Crime as counterculture (as creator of milieus): Criminal milieus take many forms. They might be criminal gangs or organizations fencing stolen goods, but they might also be broader environments, which the surrounding world considers to be permeated by crime and in which special conditions promote crime: for example, traveling communities, communities of defiled/dishonored persons such as nightmen, mercenary soldiers, housing in outlying districts, city neighborhoods, inmates in penitentiaries, persons with criminal records, sexual minorities, prostitution milieus. These various environments develop in symbiosis with the norms of society and crime control. The milieus create special cultures, which reflect their social exclusion. They might assume self-seeking and anarchistic forms, but they can also create innovative subcultures, which challenge the ideologies and self-understanding of society.

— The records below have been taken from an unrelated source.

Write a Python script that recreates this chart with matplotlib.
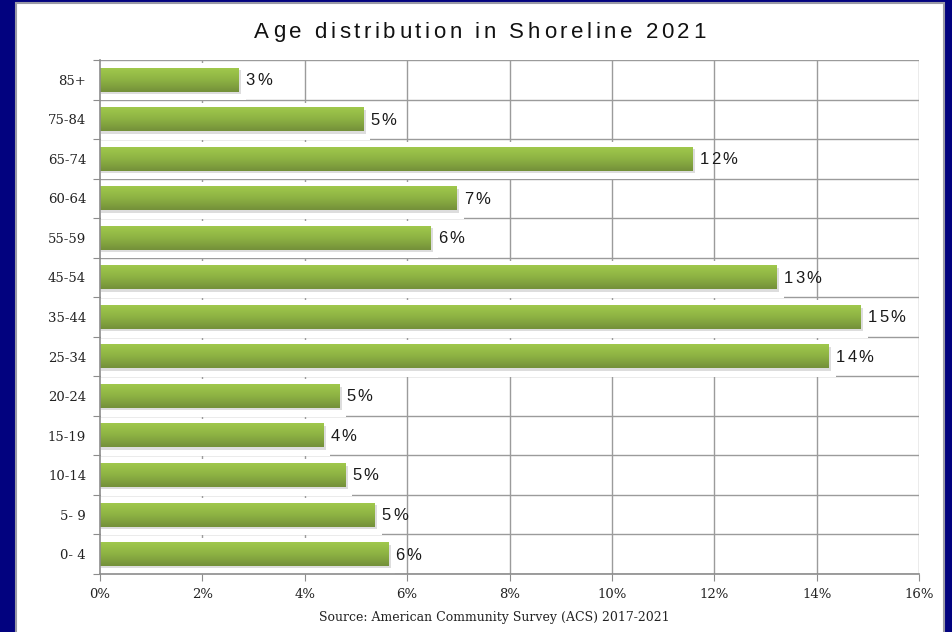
import matplotlib
matplotlib.use("Agg")
import matplotlib.pyplot as plt
import numpy as np
from matplotlib.patches import Rectangle
from matplotlib.colors import LinearSegmentedColormap
from matplotlib.transforms import offset_copy

categories = ["85+", "75-84", "65-74", "60-64", "55-59", "45-54", "35-44",
              "25-34", "20-24", "15-19", "10-14", "5- 9", "0- 4"]
values = [2.71, 5.14, 11.58, 6.97, 6.46, 13.22, 14.86, 14.24, 4.67, 4.36, 4.79, 5.37, 5.63]
value_labels = ["3%", "5%", "12%", "7%", "6%", "13%", "15%", "14%", "5%", "4%", "5%", "5%", "6%"]
xticks = [0, 2, 4, 6, 8, 10, 12, 14, 16]
xtick_labels = ["0%", "2%", "4%", "6%", "8%", "10%", "12%", "14%", "16%"]
title = "Age distribution in Shoreline 2021"
source = "Source: American Community Survey (ACS) 2017-2021"

fig = plt.figure(figsize=(9.52, 6.32), dpi=100)
fig.patch.set_facecolor("#02027f")
fig.add_artist(Rectangle((16/952, -0.01), (944-16)/952, 1.01-3/632, transform=fig.transFigure,
                         facecolor="white", edgecolor="#9a9aa6", linewidth=1.5, zorder=0))
renderer = fig.canvas.get_renderer()


def text_width(s, **kw):
    if not s:
        return 0.0
    t = fig.text(0, 0, s + "|", **kw)
    w1 = t.get_window_extent(renderer).width
    t.remove()
    t = fig.text(0, 0, "|", **kw)
    w2 = t.get_window_extent(renderer).width
    t.remove()
    return w1 - w2


def spaced_text(transform, x, y, s, spacing, ha="left", **kw):
    widths = [text_width(s[:k], **kw) for k in range(len(s) + 1)]
    total = widths[-1] + spacing * (len(s) - 1)
    start = 0.0
    if ha == "center":
        start = -total / 2
    for k, ch in enumerate(s):
        if ch == " ":
            continue
        dx = start + widths[k] + spacing * k
        tr = offset_copy(transform, fig=fig, x=dx, y=0, units="dots")
        fig.text(x, y, ch, transform=tr, ha="left", **kw)


ax = fig.add_axes([100/952, 1-574/632, (919-100)/952, (574-60)/632])
ax.set_facecolor("none")
n = len(categories)
ypos = np.arange(n)
ax.set_xlim(0, 16)
ax.set_ylim(n - 0.5, -0.5)

grid_c = "#9b9b9b"
for x in xticks[1:]:
    ax.axvline(x, color=grid_c, lw=1.0, zorder=1)
for b in np.arange(-0.5, n + 0.5, 1.0):
    ax.axhline(b, color=grid_c, lw=1.0, zorder=1)

cmap = LinearSegmentedColormap.from_list("g", ["#a0c84c", "#8db243", "#74903a"])
grad = np.linspace(0, 1, 64).reshape(-1, 1)
h = 0.6
off = 0.137
lab_kw = dict(fontsize=12, family="Liberation Sans", color="#1a1a1a", va="center", zorder=5)
for y, v, lab in zip(ypos, values, value_labels):
    ax.add_patch(Rectangle((0.02, y - 0.42), v + off - 0.02, 0.94, facecolor="white",
                           edgecolor="none", zorder=2))
    ax.add_patch(Rectangle((0.02, y - h/2 + 0.06), v + 0.03, h, facecolor="#bdbdbd",
                           edgecolor="none", alpha=0.5, zorder=3))
    ax.imshow(grad, cmap=cmap, aspect="auto", extent=[0, v, y + h/2, y - h/2],
              zorder=4, interpolation="bilinear")

ax.set_xlim(0, 16)
ax.set_ylim(n - 0.5, -0.5)

for y, v, lab in zip(ypos, values, value_labels):
    spaced_text(ax.transData, v + off, y + 0.02, lab, 2.0, **lab_kw)

for s in ["top", "right"]:
    ax.spines[s].set_visible(False)
for s in ["left", "bottom"]:
    ax.spines[s].set_color("#8c8c8c")
    ax.spines[s].set_linewidth(1.2)
    ax.spines[s].set_zorder(6)

ax.set_xticks(xticks)
ax.set_xticklabels(xtick_labels, family="DejaVu Serif", fontsize=9.5, color="#222222")
ax.set_yticks(np.arange(-0.5, n + 0.5, 1.0))
ax.set_yticklabels([])
ax.set_yticks(ypos, minor=True)
ax.set_yticklabels(categories, minor=True, family="DejaVu Serif", fontsize=9.5, color="#222222")
ax.tick_params(axis="y", which="major", length=5, color="#8c8c8c", direction="out")
ax.tick_params(axis="y", which="minor", length=0, pad=10)
ax.tick_params(axis="x", length=5, color="#8c8c8c", direction="out", pad=5)

spaced_text(fig.transFigure, 480/952, 1-32/632, title, 3.6, ha="center",
            fontsize=16, family="Liberation Sans", color="#111111", va="center")
fig.text(494/952, 1-618/632, source, ha="center", va="center", fontsize=9,
         family="DejaVu Serif", color="#222222")

fig.savefig("out.png", dpi=100, facecolor=fig.get_facecolor())
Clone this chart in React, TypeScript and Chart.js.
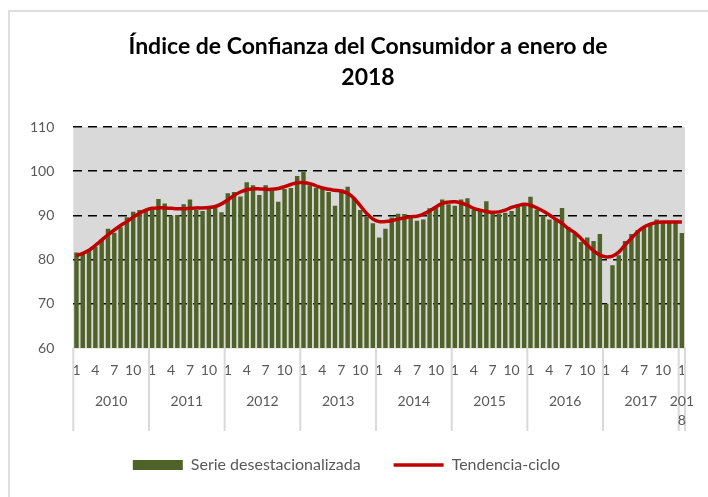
import React, { useEffect, useRef } from 'react';
import { Chart, registerables } from 'chart.js';

Chart.register(...registerables);

const chartTitle = ['Índice de Confianza del Consumidor a enero de', '2018'];
const years = ['2010', '2011', '2012', '2013', '2014', '2015', '2016', '2017', '2018'];
const monthsInYear = [12, 12, 12, 12, 12, 12, 12, 12, 1];
const yTicks = [60, 70, 80, 90, 100, 110];

const serieDesestacionalizada = [
  81.6, 81.5, 82.3, 82.9, 84.5, 87.0, 86.1, 87.3, 89.6, 90.8, 91.2, 91.0,
  91.3, 93.7, 92.7, 90.0, 90.1, 92.5, 93.6, 91.3, 91.0, 91.8, 91.8, 90.7,
  95.0, 95.3, 94.3, 97.5, 96.8, 94.6, 96.8, 95.6, 93.1, 96.0, 96.2, 98.9,
  99.9, 96.8, 96.2, 96.0, 95.3, 92.2, 95.9, 96.5, 94.0, 91.2, 89.7, 88.2,
  85.0, 87.0, 89.5, 90.4, 90.3, 89.8, 88.8, 89.1, 91.6, 91.9, 93.6, 92.5,
  92.2, 93.6, 93.9, 91.3, 91.0, 93.2, 90.4, 90.4, 90.6, 91.0, 92.5, 92.5,
  94.2, 91.3, 90.0, 89.1, 89.4, 91.7, 87.4, 85.9, 84.0, 85.0, 84.2, 85.8,
  70.0, 78.7, 81.0, 84.2, 85.8, 86.7, 87.4, 88.2, 89.1, 88.5, 88.5, 88.5,
  86.0,
];

const tendenciaCiclo = [
  80.9, 81.4, 82.1, 83.2, 84.4, 85.6, 86.7, 87.7, 88.6, 89.6, 90.5, 91.2,
  91.6, 91.7, 91.7, 91.6, 91.5, 91.5, 91.6, 91.7, 91.7, 91.8, 92.0, 92.6,
  93.5, 94.5, 95.3, 95.8, 96.0, 96.0, 95.9, 95.9, 96.1, 96.5, 97.0, 97.4,
  97.4, 97.2, 96.7, 96.2, 95.9, 95.7, 95.5, 95.0, 93.9, 92.2, 90.5, 89.2,
  88.6, 88.6, 88.8, 89.2, 89.4, 89.7, 89.8, 90.3, 91.0, 91.9, 92.7, 93.0,
  93.1, 92.8, 92.3, 91.6, 91.2, 90.9, 90.7, 90.8, 91.2, 91.8, 92.2, 92.5,
  92.3, 91.7, 91.0, 90.1, 89.1, 88.2, 87.0, 86.1, 84.8, 83.3, 82.0, 81.0,
  80.6, 80.8, 81.7, 83.3, 84.8, 86.3, 87.4, 88.0, 88.4, 88.5, 88.5, 88.5,
  88.5,
];

const FONT = 'Lato, "Open Sans", "DejaVu Sans", sans-serif';
const TEXT_GRAY = '#595959';

const labels: string[] = [];
years.forEach((y, yi) => {
  for (let m = 1; m <= monthsInYear[yi]; m++) labels.push(String(m));
});

const plotBgPlugin = {
  id: 'plotBg',
  beforeDraw(chart: any) {
    const { ctx, chartArea: a } = chart;
    ctx.save();
    ctx.fillStyle = '#d9d9d9';
    ctx.fillRect(a.left, a.top, a.right - a.left, a.bottom - a.top);
    ctx.restore();
  },
};

const yearAxisPlugin = {
  id: 'yearAxis',
  afterDraw(chart: any) {
    const { ctx, chartArea: a } = chart;
    const xs = chart.scales.x;
    const step = xs.getPixelForValue(1) - xs.getPixelForValue(0);
    const sepBottom = a.bottom + 83;
    ctx.save();
    ctx.strokeStyle = '#d9d9d9';
    ctx.lineWidth = 2;
    ctx.font = `14px ${FONT}`;
    ctx.fillStyle = TEXT_GRAY;
    ctx.textAlign = 'center';
    ctx.textBaseline = 'middle';
    let start = 0;
    years.forEach((y, yi) => {
      const n = monthsInYear[yi];
      const left = xs.getPixelForValue(start) - step / 2;
      const right = xs.getPixelForValue(start + n - 1) + step / 2;
      ctx.beginPath();
      ctx.moveTo(left, a.bottom);
      ctx.lineTo(left, sepBottom);
      if (yi === years.length - 1) {
        ctx.moveTo(right, a.bottom);
        ctx.lineTo(right, sepBottom);
      }
      ctx.stroke();
      const cx = (left + right) / 2;
      const cy = a.bottom + 53;
      const w = ctx.measureText(y).width;
      if (w > (right - left) * 2) {
        ctx.fillText(y.slice(0, y.length - 1), cx, cy);
        ctx.fillText(y.slice(y.length - 1), cx, cy + 19);
      } else {
        ctx.fillText(y, cx, cy);
      }
      start += n;
    });
    ctx.restore();
  },
};

const titlePlugin = {
  id: 'customTitle',
  afterDraw(chart: any) {
    const { ctx } = chart;
    ctx.save();
    ctx.font = `bold 23px ${FONT}`;
    ctx.fillStyle = '#000000';
    ctx.textAlign = 'center';
    ctx.textBaseline = 'middle';
    ctx.fillText(chartTitle[0], 368, 47);
    ctx.fillText(chartTitle[1], 368, 78);
    ctx.restore();
  },
};

export default function App() {
  const ref = useRef<HTMLCanvasElement | null>(null);

  useEffect(() => {
    if (!ref.current) return;
    const chart = new Chart(ref.current, {
      type: 'bar',
      data: {
        labels,
        datasets: [
          {
            type: 'bar',
            label: 'Serie desestacionalizada',
            data: serieDesestacionalizada,
            backgroundColor: '#4f6228',
            borderWidth: 0,
            barPercentage: 0.7,
            categoryPercentage: 1,
            order: 1,
          } as any,
          {
            type: 'line',
            label: 'Tendencia-ciclo',
            data: tendenciaCiclo,
            borderColor: '#c00000',
            backgroundColor: '#c00000',
            borderWidth: 3.5,
            pointRadius: 0,
            tension: 0.4,
            fill: false,
            order: 0,
          } as any,
        ],
      },
      options: {
        responsive: false,
        animation: false,
        devicePixelRatio: 1,
        layout: { padding: { left: 8, right: 23, top: 127, bottom: 14 } },
        plugins: {
          title: { display: false },
          tooltip: { enabled: false },
          legend: {
            display: true,
            position: 'bottom',
            labels: {
              usePointStyle: true,
              pointStyleWidth: 50,
              boxHeight: 10,
              padding: 33,
              color: TEXT_GRAY,
              font: { family: FONT, size: 16 },
              sort: (a: any, b: any) => a.datasetIndex - b.datasetIndex,
              generateLabels: (chart: any) => {
                const items = Chart.defaults.plugins.legend.labels.generateLabels(chart);
                return items.map((it: any) => {
                  if (it.datasetIndex === 0) {
                    return { ...it, pointStyle: 'rect', fillStyle: '#4f6228', strokeStyle: '#4f6228', lineWidth: 0 };
                  }
                  return { ...it, pointStyle: 'line', fillStyle: '#c00000', strokeStyle: '#c00000', lineWidth: 3.5 };
                });
              },
            },
          },
        },
        scales: {
          x: {
            type: 'category',
            offset: true,
            grid: { display: false },
            border: { display: true, color: '#d9d9d9', width: 1.5 },
            ticks: {
              autoSkip: false,
              maxRotation: 0,
              minRotation: 0,
              padding: 6,
              color: TEXT_GRAY,
              font: { family: FONT, size: 14 },
              callback: (_v: any, i: number) => ((Number(labels[i]) - 1) % 3 === 0 ? labels[i] : ''),
            },
            afterFit: (s: any) => {
              s.height = 76;
            },
          },
          y: {
            min: yTicks[0],
            max: yTicks[yTicks.length - 1],
            afterBuildTicks: (s: any) => {
              s.ticks = yTicks.map((v) => ({ value: v }));
            },
            grid: {
              drawTicks: false,
              lineWidth: 1.6,
              color: (c: any) => (c.tick && c.tick.value === yTicks[0] ? 'rgba(0,0,0,0)' : '#000000'),
            },
            border: { display: false, dash: [9, 6] },
            ticks: {
              padding: 19,
              color: TEXT_GRAY,
              font: { family: FONT, size: 14 },
            },
            afterFit: (s: any) => {
              s.width = 65.3;
            },
          },
        },
      },
      plugins: [plotBgPlugin, yearAxisPlugin, titlePlugin],
    });
    return () => chart.destroy();
  }, []);

  return (
    <div style={{ position: 'fixed', left: 0, top: 0, width: 708, height: 497, background: '#ffffff' }}>
      <div
        style={{
          position: 'absolute',
          left: 8,
          top: 10,
          width: 700,
          height: 487,
          borderTop: '2px solid #dedede',
          borderLeft: '2px solid #dedede',
          boxSizing: 'border-box',
        }}
      />
      <canvas
        ref={ref}
        width={708}
        height={497}
        style={{ position: 'absolute', left: 0, top: 0, width: 708, height: 497 }}
      />
    </div>
  );
}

Crime as social problem: Crime control has been a core task of state machinery ever since the state system evolved. From being embedded in the feudal fiefdom system, crime control has developed into separate state apparatuses – police, courts, penitentiaries – authorized to use compulsion against citizens. These state apparatuses determine in practice the intricate boundary between ideals of freedom, privacy and rule of law on the one hand, and, on the other hand, order and prevention, investigation and solving of crime. Objectives of punishment are the source of debate involving issues of revenge, prevention, religious stipulations, reform and rehabilitation. Measures available to state apparatuses – surveillance, production of evidence (torture) and categories of punishment – are developed and dismantled in dialogue with the perception of world and body evinced by their societies. Furthermore, crime control is an important part of public debate, and moral panics in the community must always be taken into account as a motivating force in specific initiatives of crime control.
Method Recent Danish studies of crime have generally been inspired by a micro-historical approach: detailed study of small communities or extraordinary criminal cases are made in order to reach a deeper understanding of the complex worldviews and motives influencing the individuals involved, thereby avoiding statistical caricatures of persons from the past. The vulnerable spot of the micro-historical method, however, is the contextualization of research results. International research involves interesting discussions of quantitative methods as foundation for broad syntheses of the history of crime and of comparative history of crime. A number of broad syntheses covering several centuries have been published in recent years. The research network will explore the methodological problems related to a shift from the detailed and individual level to a broader level of synthesis.